___ Supplied information

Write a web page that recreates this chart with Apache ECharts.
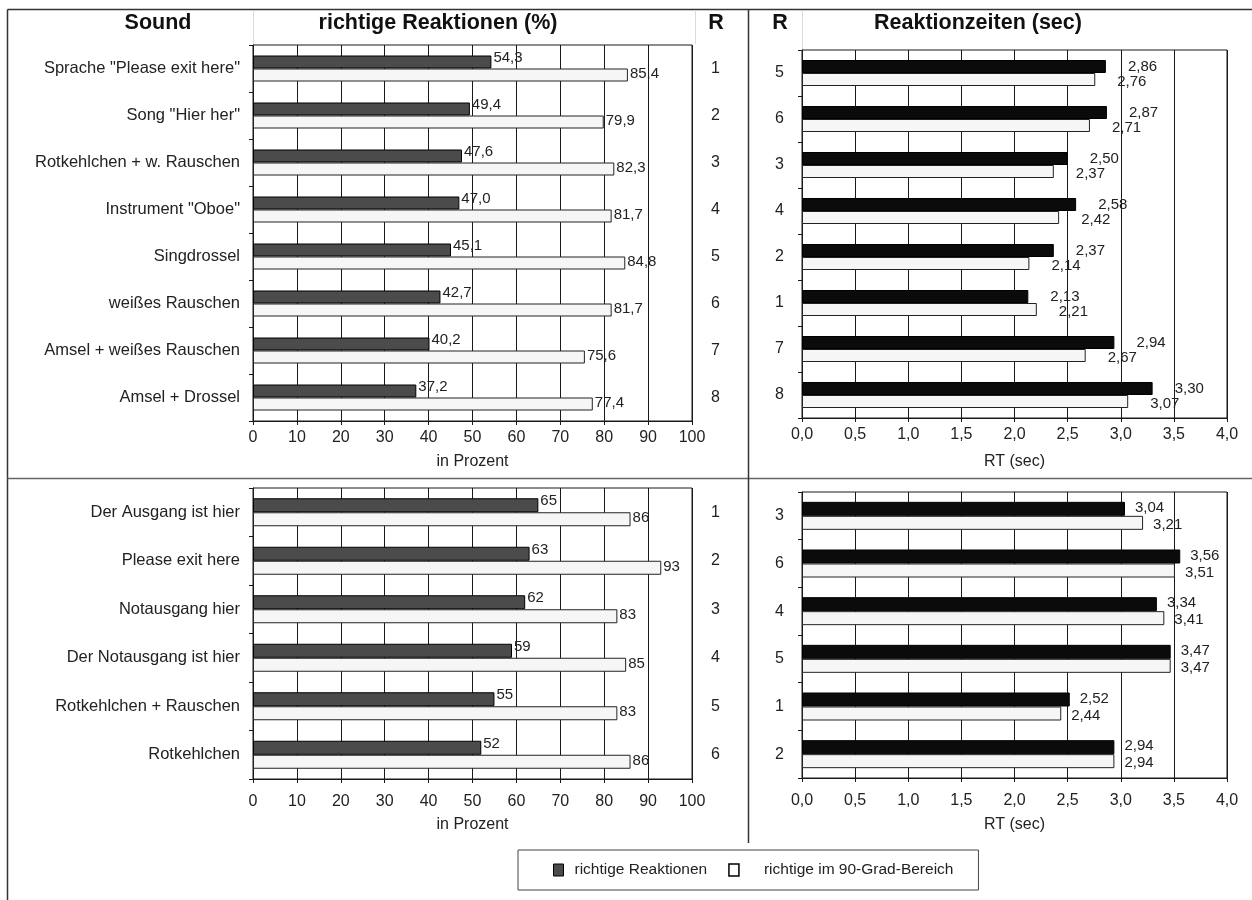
<!DOCTYPE html>
<html>
<head>
<meta charset="utf-8">
<script src="https://cdn.jsdelivr.net/npm/echarts@6/dist/echarts.min.js"></script>
<style>
  html, body { margin: 0; padding: 0; background: #fff; }
  #chart { width: 1252px; height: 900px; }
</style>
</head>
<body>
<div id="chart"></div>
<script>
// Upper block: sounds
const soundsA = ['Sprache "Please exit here"', 'Song "Hier her"', 'Rotkehlchen + w. Rauschen', 'Instrument "Oboe"',
                 'Singdrossel', 'weißes Rauschen', 'Amsel + weißes Rauschen', 'Amsel + Drossel'];
const correctA   = [54.3, 49.4, 47.6, 47.0, 45.1, 42.7, 40.2, 37.2];
const correct90A = [85.4, 79.9, 82.3, 81.7, 84.8, 81.7, 75.6, 77.4];
const rankA      = ['1', '2', '3', '4', '5', '6', '7', '8'];
const rtRankA    = ['5', '6', '3', '4', '2', '1', '7', '8'];
const rtA        = [2.86, 2.87, 2.50, 2.58, 2.37, 2.13, 2.94, 3.30];
const rt90A      = [2.76, 2.71, 2.37, 2.42, 2.14, 2.21, 2.67, 3.07];

// Lower block: spoken exit signals
const soundsB = ['Der Ausgang ist hier', 'Please exit here', 'Notausgang hier', 'Der Notausgang ist hier',
                 'Rotkehlchen + Rauschen', 'Rotkehlchen'];
const correctB   = [65, 63, 62, 59, 55, 52];
const correct90B = [86, 93, 83, 85, 83, 86];
const rankB      = ['1', '2', '3', '4', '5', '6'];
const rtRankB    = ['3', '6', '4', '5', '1', '2'];
const rtB        = [3.04, 3.56, 3.34, 3.47, 2.52, 2.94];
const rt90B      = [3.21, 3.51, 3.41, 3.47, 2.44, 2.94];

// Axis ranges and text
const pctRange = { min: 0, max: 100, interval: 10 };
const rtRange  = { min: 0, max: 4, interval: 0.5 };
const SER_CORRECT = 'richtige Reaktionen';
const SER_90 = 'richtige im 90-Grad-Bereich';

const FONT = '"Liberation Sans", Arial, sans-serif';
const INK = '#1a1a1a';
const TXT = '#222';
const deDec = (v, d) => Number(v).toFixed(d).replace('.', ',');

function makeGrid(left, top, width, height) {
  return { left, top, width, height, show: true, borderColor: INK, borderWidth: 1,
           backgroundColor: 'transparent', containLabel: false, outerBoundsMode: 'none' };
}

function valueAxis(gridIndex, range, digits, name, margin, nameGap) {
  return {
    type: 'value', gridIndex, min: range.min, max: range.max, interval: range.interval,
    position: 'bottom',
    axisLine: { show: true, lineStyle: { color: INK, width: 1 } },
    axisTick: { show: true, length: 4, lineStyle: { color: INK } },
    axisLabel: { color: TXT, fontSize: 16, fontFamily: FONT, margin,
                 formatter: v => digits ? deDec(v, digits) : String(v) },
    splitLine: { show: true, lineStyle: { color: INK, width: 1 } },
    name, nameLocation: 'middle', nameGap,
    nameTextStyle: { color: TXT, fontSize: 16, fontFamily: FONT }
  };
}

function catAxis(gridIndex, data, position, margin, withLine, fontSize) {
  return {
    type: 'category', gridIndex, data, inverse: true, position,
    axisLine: { show: withLine, lineStyle: { color: INK, width: 1 } },
    axisTick: { show: withLine, length: 4, lineStyle: { color: INK } },
    axisLabel: { color: TXT, fontSize, fontFamily: FONT, margin,
                 align: position === 'right' ? 'left' : 'right' },
    splitLine: { show: false }
  };
}

function barPair(xi, yi, darkVals, lightVals, darkFill, digits, barWidth, dist, darkOff, lightOff) {
  const lbl = (off) => ({
    show: true, position: 'right', distance: dist, offset: off,
    color: TXT, fontSize: 15, fontFamily: FONT,
    formatter: p => deDec(p.value, digits)
  });
  return [
    { name: SER_CORRECT, type: 'bar', xAxisIndex: xi, yAxisIndex: yi, data: darkVals,
      barWidth, barGap: '0%',
      itemStyle: { color: darkFill, borderColor: '#000', borderWidth: 1 },
      label: lbl(darkOff), emphasis: { disabled: true }, animation: false },
    { name: SER_90, type: 'bar', xAxisIndex: xi, yAxisIndex: yi, data: lightVals,
      barWidth, barGap: '0%',
      itemStyle: { color: '#f6f6f6', borderColor: '#222', borderWidth: 1 },
      label: lbl(lightOff), emphasis: { disabled: true }, animation: false }
  ];
}

const line = (x1, y1, x2, y2, color, w) => ({
  type: 'line', silent: true, z: 100,
  shape: { x1, y1, x2, y2 }, style: { stroke: color, lineWidth: w || 1 }
});
const header = (text, x) => ({
  type: 'text', silent: true, z: 100, x, y: 23,
  style: { text, x: 0, y: 0, align: 'center', verticalAlign: 'middle',
           font: 'bold 21.5px "Liberation Sans", Arial, sans-serif', fill: '#111' }
});

const option = {
  backgroundColor: '#fff',
  animation: false,
  textStyle: { fontFamily: FONT },
  grid: [
    makeGrid(253, 45, 439, 376),   // upper left: percentages
    makeGrid(802, 50, 425, 368),   // upper right: reaction times
    makeGrid(253, 488, 439, 291),  // lower left
    makeGrid(802, 492, 425, 286)   // lower right
  ],
  xAxis: [
    valueAxis(0, pctRange, 0, 'in Prozent', 9, 33),
    valueAxis(1, rtRange, 1, 'RT (sec)', 9, 36),
    valueAxis(2, pctRange, 0, 'in Prozent', 15, 38),
    valueAxis(3, rtRange, 1, 'RT (sec)', 15, 39)
  ],
  yAxis: [
    catAxis(0, soundsA, 'left', 13, true, 16.5),
    catAxis(0, rankA, 'right', 19, false, 16),
    catAxis(1, rtRankA, 'left', 18, true, 16),
    catAxis(2, soundsB, 'left', 13, true, 16.5),
    catAxis(2, rankB, 'right', 19, false, 16),
    catAxis(3, rtRankB, 'left', 18, true, 16)
  ],
  series: [
    ...barPair(0, 0, correctA, correct90A, '#4b4b4b', 1, 13, 2, [0, -4], [0, -1]),
    ...barPair(1, 2, rtA, rt90A, '#0b0b0b', 2, 13, 22, [0, 0], [0, 2]),
    ...barPair(2, 3, correctB, correct90B, '#4b4b4b', 0, 14, 2, [0, -4], [0, -1]),
    ...barPair(3, 5, rtB, rt90B, '#0b0b0b', 2, 14, 10, [0, -1], [0, 2])
  ],
  legend: {
    left: 518, top: 850,
    orient: 'horizontal',
    padding: [12, 25, 12, 35],
    itemGap: 21, itemWidth: 10, itemHeight: 12,
    borderColor: '#444', borderWidth: 1,
    selectedMode: false,
    icon: 'rect',
    textStyle: { color: TXT, fontSize: 15.5, fontFamily: FONT, padding: [0, 0, 0, 6] },
    data: [
      { name: SER_CORRECT, itemStyle: { color: '#4b4b4b', borderColor: '#000', borderWidth: 1 } },
      { name: SER_90, itemStyle: { color: '#fff', borderColor: '#000', borderWidth: 1.5 },
        textStyle: { padding: [0, 0, 0, 20] } }
    ]
  },
  graphic: [
    // frame and panel dividers
    line(7.5, 9.5, 1252, 9.5, '#333', 1.5),
    line(7.5, 9.5, 7.5, 900, '#333', 1.5),
    line(7.5, 478.5, 1252, 478.5, '#666', 1.5),
    line(748.5, 9.5, 748.5, 843, '#333', 1.5),
    // faint header cell rules
    line(253.5, 10, 253.5, 44, '#dcdcdc', 1),
    line(695.5, 10, 695.5, 44, '#dcdcdc', 1),
    line(802.5, 10, 802.5, 49, '#dcdcdc', 1),
    // column headers
    header('Sound', 158),
    header('richtige Reaktionen (%)', 438),
    header('R', 716),
    header('R', 780),
    header('Reaktionzeiten (sec)', 978)
  ]
};

const chart = echarts.init(document.getElementById('chart'), null, { renderer: 'canvas' });
chart.setOption(option);
</script>
</body>
</html>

______

* Your goal
Reproduce the data above word for word from its first line through the line that holds "const deDec = (v, d)", both ends included; skip pictures.

* Expected output
Write a web page that recreates this chart with Apache ECharts.
<!DOCTYPE html>
<html>
<head>
<meta charset="utf-8">
<script src="https://cdn.jsdelivr.net/npm/echarts@6/dist/echarts.min.js"></script>
<style>
  html, body { margin: 0; padding: 0; background: #fff; }
  #chart { width: 1252px; height: 900px; }
</style>
</head>
<body>
<div id="chart"></div>
<script>
// Upper block: sounds
const soundsA = ['Sprache "Please exit here"', 'Song "Hier her"', 'Rotkehlchen + w. Rauschen', 'Instrument "Oboe"',
                 'Singdrossel', 'weißes Rauschen', 'Amsel + weißes Rauschen', 'Amsel + Drossel'];
const correctA   = [54.3, 49.4, 47.6, 47.0, 45.1, 42.7, 40.2, 37.2];
const correct90A = [85.4, 79.9, 82.3, 81.7, 84.8, 81.7, 75.6, 77.4];
const rankA      = ['1', '2', '3', '4', '5', '6', '7', '8'];
const rtRankA    = ['5', '6', '3', '4', '2', '1', '7', '8'];
const rtA        = [2.86, 2.87, 2.50, 2.58, 2.37, 2.13, 2.94, 3.30];
const rt90A      = [2.76, 2.71, 2.37, 2.42, 2.14, 2.21, 2.67, 3.07];

// Lower block: spoken exit signals
const soundsB = ['Der Ausgang ist hier', 'Please exit here', 'Notausgang hier', 'Der Notausgang ist hier',
                 'Rotkehlchen + Rauschen', 'Rotkehlchen'];
const correctB   = [65, 63, 62, 59, 55, 52];
const correct90B = [86, 93, 83, 85, 83, 86];
const rankB      = ['1', '2', '3', '4', '5', '6'];
const rtRankB    = ['3', '6', '4', '5', '1', '2'];
const rtB        = [3.04, 3.56, 3.34, 3.47, 2.52, 2.94];
const rt90B      = [3.21, 3.51, 3.41, 3.47, 2.44, 2.94];

// Axis ranges and text
const pctRange = { min: 0, max: 100, interval: 10 };
const rtRange  = { min: 0, max: 4, interval: 0.5 };
const SER_CORRECT = 'richtige Reaktionen';
const SER_90 = 'richtige im 90-Grad-Bereich';

const FONT = '"Liberation Sans", Arial, sans-serif';
const INK = '#1a1a1a';
const TXT = '#222';
const deDec = (v, d) => Number(v).toFixed(d).replace('.', ',');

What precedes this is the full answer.